# [Stated goal]
It is required that the lines from the top of the listing through the line with "import plotly.graph_objects as go" be reproduced exactly, excluding pictures.

# [Source excerpt]
--- start ---

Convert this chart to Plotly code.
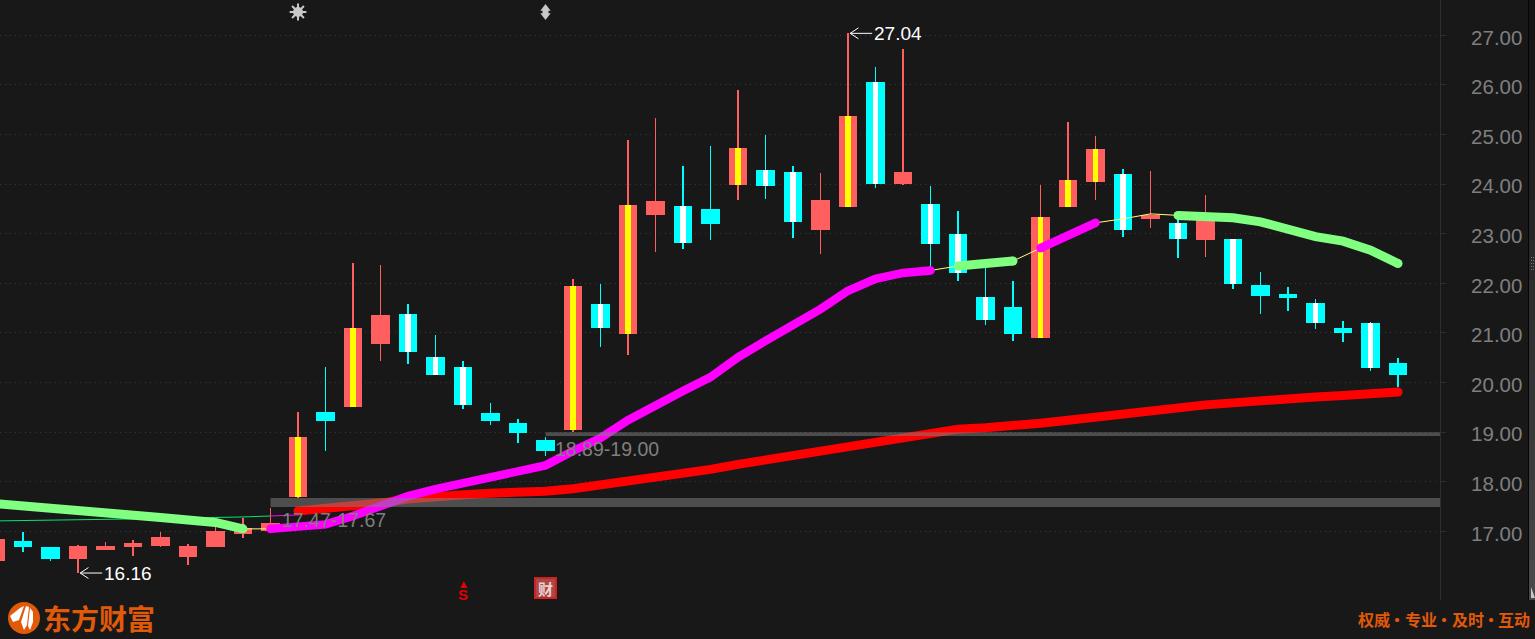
import plotly.graph_objects as go

# ---------- data ----------
highs = [16.85,16.99,16.69,16.73,16.79,16.83,16.99,16.74,17.25,17.27,17.47,19.41,20.31,22.41,22.37,21.58,20.96,20.43,19.59,19.26,
         18.90,22.09,21.99,24.89,25.33,24.37,24.77,25.90,24.99,24.37,24.22,27.04,26.36,26.72,23.96,23.46,22.33,22.05,23.98,25.26,
         24.97,24.30,24.26,23.36,23.78,22.89,22.23,21.93,21.68,21.24,21.22,20.50]
tops = [16.85,16.81,16.69,16.70,16.70,16.77,16.89,16.70,17.00,17.07,17.17,18.90,19.41,21.10,21.36,21.38,20.51,20.31,19.39,19.18,
        18.84,21.95,21.58,23.58,23.66,23.56,23.50,24.73,24.29,24.24,23.68,25.37,26.06,24.24,23.60,22.99,21.72,21.52,23.34,24.08,
        24.71,24.20,23.38,23.22,23.36,22.89,21.97,21.78,21.60,21.10,21.20,20.39]
bottoms = [16.40,16.69,16.44,16.44,16.62,16.69,16.70,16.48,16.69,16.95,17.00,17.69,19.22,19.51,20.78,20.62,20.15,19.55,19.22,18.98,
           18.62,19.04,21.10,20.98,23.38,22.81,23.20,23.98,23.96,23.24,23.08,23.54,24.00,24.00,22.79,22.21,21.26,20.98,20.90,23.54,
           24.04,23.08,23.30,22.89,22.87,21.99,21.74,21.70,21.20,21.00,20.29,20.15]
lows = [16.40,16.58,16.40,16.16,16.62,16.50,16.69,16.32,16.69,16.87,16.99,17.67,18.62,19.51,20.43,20.37,20.15,19.47,19.14,18.78,
        18.52,19.00,20.72,20.55,22.63,22.69,22.87,23.68,23.70,22.91,22.59,23.54,23.92,23.98,22.27,22.05,21.16,20.84,20.90,23.54,
        23.68,22.93,23.12,22.51,22.53,21.89,21.38,21.44,21.08,20.82,20.23,19.91]
rising = [0,3,4,5,6,7,8,9,10,11,13,14,21,23,24,27,30,31,33,38,39,40,42,44]
yellow_core = [11,13,21,23,27,31,38,39,40]
white_core = [15,16,17,22,25,28,29,32,34,35,36,41,43,45,48,50]

ma_mid = [17.56,17.52,17.48,17.43,17.38,17.33,17.28,17.23,17.18,17.05,17.05,17.08,17.14,17.31,17.53,17.71,17.85,17.98,18.10,18.22,
          18.33,18.62,18.88,19.24,19.55,19.83,20.11,20.51,20.84,21.14,21.48,21.85,22.09,22.21,22.26,22.35,22.40,22.45,22.71,22.95,
          23.22,23.30,23.40,23.37,23.34,23.32,23.24,23.10,22.94,22.85,22.67,22.40]
green_runs = [(0,9),(35,37),(43,51)]
magenta_runs = [(10,34),(38,40)]
yellow_runs = [(9,10),(34,35),(37,38),(40,43)]

ma_long_start = 11
ma_long = [17.41,17.45,17.50,17.57,17.65,17.71,17.74,17.77,17.78,17.81,17.86,17.93,18.01,18.10,18.18,18.25,18.35,18.44,18.52,18.60,
           18.70,18.81,18.90,19.00,19.06,19.09,19.12,19.18,19.24,19.31,19.37,19.43,19.49,19.55,19.59,19.64,19.69,19.71,19.74,19.77,19.81]
thin_green = [17.21,17.22,17.23,17.23,17.24,17.25,17.25,17.27,17.28,17.29,17.31]
thin_magenta = [17.31,17.33]

zones = [(10,17.49,17.67,"17.47-17.67"),(20,18.92,19.00,"18.89-19.00")]
tick_vals = [17,18,19,20,21,22,23,24,25,26,27]
tick_text = ["17.00","18.00","19.00","20.00","21.00","22.00","23.00","24.00","25.00","26.00","27.00"]
slogan_words = ["权威","专业","及时","互动"]

# ---------- styles ----------
BG="#181818"; RED="#ff5f5f"; CYAN="#00ffff"
n=len(highs); idx=list(range(n))
fig=go.Figure()

def wicks(sel,color):
    fig.add_trace(go.Bar(x=sel,base=[lows[i] for i in sel],y=[highs[i]-lows[i] for i in sel],
                         width=0.036,marker=dict(color=color,line=dict(width=0)),hoverinfo="skip"))
def bodies(sel,color,w):
    fig.add_trace(go.Bar(x=sel,base=[bottoms[i] for i in sel],y=[tops[i]-bottoms[i] for i in sel],
                         width=w,marker=dict(color=color,line=dict(width=0)),hoverinfo="skip"))

falling=[i for i in idx if i not in rising]
wicks(rising,RED); wicks(falling,CYAN)
bodies(rising,RED,0.69); bodies(falling,CYAN,0.69)

def line(x,y,color,w,caps=True):
    fig.add_trace(go.Scatter(x=x,y=y,mode="lines",line=dict(color=color,width=w),hoverinfo="skip"))
    if caps:
        fig.add_trace(go.Scatter(x=[x[0],x[-1]],y=[y[0],y[-1]],mode="markers",
                                 marker=dict(color=color,size=w,line=dict(width=0)),hoverinfo="skip"))

line(list(range(len(thin_green))),thin_green,"#00e676",1,False)
line([10,11],thin_magenta,"#ff00ff",1,False)
line(list(range(ma_long_start,n)),ma_long,"#ff0000",9)
for a,b in yellow_runs:
    line(list(range(a,b+1)),ma_mid[a:b+1],"#ffff80",1,False)
for a,b in green_runs:
    line(list(range(a,b+1)),ma_mid[a:b+1],"#80ff80",9)
for a,b in magenta_runs:
    line(list(range(a,b+1)),ma_mid[a:b+1],"#ff00ff",8.5)

bodies(yellow_core,"#ffff00",0.2)
bodies(white_core,"#ffffff",0.2)

# event markers at the top of the chart
MK="#c8c8c8"
fig.add_trace(go.Scatter(x=[11],y=[27.47],mode="markers",marker=dict(symbol="circle",size=10,color=MK),hoverinfo="skip"))
fig.add_trace(go.Scatter(x=[11],y=[27.47],mode="markers",marker=dict(symbol="asterisk-open",size=14,color=MK,line=dict(color=MK,width=2)),hoverinfo="skip"))
fig.add_trace(go.Scatter(x=[20,20],y=[27.54,27.40],mode="markers",
    marker=dict(symbol=["triangle-up","triangle-down"],size=9,color=MK,line=dict(width=0)),hoverinfo="skip"))
fig.add_trace(go.Scatter(x=[20],y=[27.47],mode="markers",marker=dict(symbol="square",size=6,color=MK,line=dict(width=0)),hoverinfo="skip"))

X0=0.1636; X1=52.527
shapes=[]
for start,lo,hi,_ in zones:
    shapes.append(dict(type="rect",xref="x",yref="y",x0=start,x1=X1,y0=lo,y1=hi,fillcolor="rgba(130,130,130,0.5)",line=dict(width=0),layer="above"))

def px(x0,y0,x1,y1,color,lc=None):
    return dict(type="rect",xref="paper",yref="paper",x0=x0/1440,x1=x1/1440,y0=1-y0/600,y1=1-y1/600,fillcolor=color,
                line=dict(width=2,color=lc) if lc else dict(width=0),layer="above")
# scroll strip at the far right
shapes.append(px(1528,0,1529,600,"#050505"))
steps=15
for s in range(steps):
    v=int(0x14+(0x48-0x14)*s/(steps-1))
    shapes.append(px(1529,s*40,1535,(s+1)*40,f"rgb({v},{v},{v})"))
shapes.append(dict(type="path",xref="paper",yref="paper",line=dict(width=0),fillcolor="#c8c8c8",layer="above",
    path=f"M {1531/1440} {1-587/600} L {1535/1440} {1-598/600} L {1531/1440} {1-598/600} Z"))
for yy in (257,260,263,266,269):
    shapes.append(px(1531,yy,1532,yy+1,"#777777")); shapes.append(px(1533,yy,1534,yy+1,"#777777"))
# logo
shapes.append(dict(type="circle",xref="paper",yref="paper",x0=8/1440,x1=40/1440,y0=1-602/600,y1=1-634/600,fillcolor="#e05a0a",line=dict(width=0),layer="above"))
def p(xp,yp): return f"{xp/1440} {1-yp/600}"
for pts in ([(10,616),(20,608),(24,606),(19,620),(13,622)],
            [(21,622),(26,606),(29,607),(27,625),(24,630)],
            [(28,626),(30,608),(33,612),(33,622),(30,630)]):
    path="M "+" L ".join(p(*q) for q in pts)+" Z"
    shapes.append(dict(type="path",xref="paper",yref="paper",path=path,fillcolor="#ffffff",line=dict(width=0),layer="above"))
# "财" badge
shapes.append(px(535,578,556,598,"#a84a4a","#d02020"))

anns=[]
def ptext(t,x,y,size,color,family="Liberation Sans",bold=False,anchor="left"):
    anns.append(dict(text=f"<b>{t}</b>" if bold else t,xref="paper",yref="paper",x=x/1440,y=1-y/600,xanchor=anchor,yanchor="middle",
                     showarrow=False,font=dict(size=size,color=color,family=family)))
CJK="Noto Sans CJK SC"
ORANGE="#e05a0a"
ptext("东方财富",41,618,28,ORANGE,CJK,True)
for word,xw in zip(slogan_words,(1356,1403,1450,1496)):
    ptext(word,xw,619,16,ORANGE,CJK,True)
for xd in (1397,1444,1491):
    ptext("·",xd,619,16,ORANGE,CJK,True,"center")
anns.append(dict(text="<b>S</b>",xref="x",yref="paper",x=17,y=1-594/600,showarrow=False,font=dict(size=15,color="#e00000",family="Liberation Sans"),yanchor="middle"))
anns.append(dict(text="▲",xref="x",yref="paper",x=17,y=1-584/600,showarrow=False,font=dict(size=9,color="#e00000",family="DejaVu Sans"),yanchor="middle"))
ptext("财",545.5,588,15,"#f0d0d0",CJK,True,"center")
# zone labels
anns.append(dict(text=zones[0][3],xref="x",yref="y",x=zones[0][0]+0.36,y=17.22,xanchor="left",yanchor="middle",showarrow=False,font=dict(size=19.5,color="#7f7f7f",family="Liberation Sans")))
anns.append(dict(text=zones[1][3],xref="x",yref="y",x=zones[1][0]+0.27,y=18.66,xanchor="left",yanchor="middle",showarrow=False,font=dict(size=19.5,color="#7f7f7f",family="Liberation Sans")))
# high / low labels with hand-drawn open arrows
hi_i=max(idx,key=lambda i:highs[i]); lo_i=min(idx,key=lambda i:lows[i])
for i,v in ((hi_i,highs[hi_i]),(lo_i,lows[lo_i])):
    anns.append(dict(text=f"{v:.2f}",xref="x",yref="y",x=i+0.87,y=v,showarrow=False,xanchor="left",yanchor="middle",
                     font=dict(size=19,color="#ffffff",family="Liberation Sans")))
    tip=i+0.08
    for x1_,y1_ in ((i+0.88,v),(tip+0.3,v+0.11),(tip+0.3,v-0.11)):
        shapes.append(dict(type="line",xref="x",yref="y",x0=tip,y0=v,x1=x1_,y1=y1_,line=dict(color="#ffffff",width=1),layer="above"))

fig.update_layout(width=1535,height=639,margin=dict(l=0,r=95,t=0,b=39),autosize=False,
    paper_bgcolor=BG,plot_bgcolor=BG,showlegend=False,barmode="overlay",bargap=0,
    xaxis=dict(range=[X0,X1],visible=False,fixedrange=True),
    yaxis=dict(range=[15.616,27.712],side="right",tickmode="array",tickvals=tick_vals,ticktext=tick_text,
               showgrid=True,gridcolor="#383838",griddash="1px,4px",gridwidth=1,zeroline=False,
               showline=True,linecolor="#2e2e2e",linewidth=1,ticks="outside",ticklen=5,tickcolor="#2e2e2e",
               ticklabelstandoff=21,ticklabelshift=2,tickfont=dict(size=20.5,color="#7f7f7f",family="Liberation Sans"),fixedrange=True),
    shapes=shapes,annotations=anns)
fig.write_html("out.html",config=dict(displayModeBar=False),
    post_script="document.body.style.margin='0';document.body.style.background='#181818';document.body.style.overflow='hidden';")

--- end ---

# [Full response]
Convert this chart to Plotly code.
import plotly.graph_objects as go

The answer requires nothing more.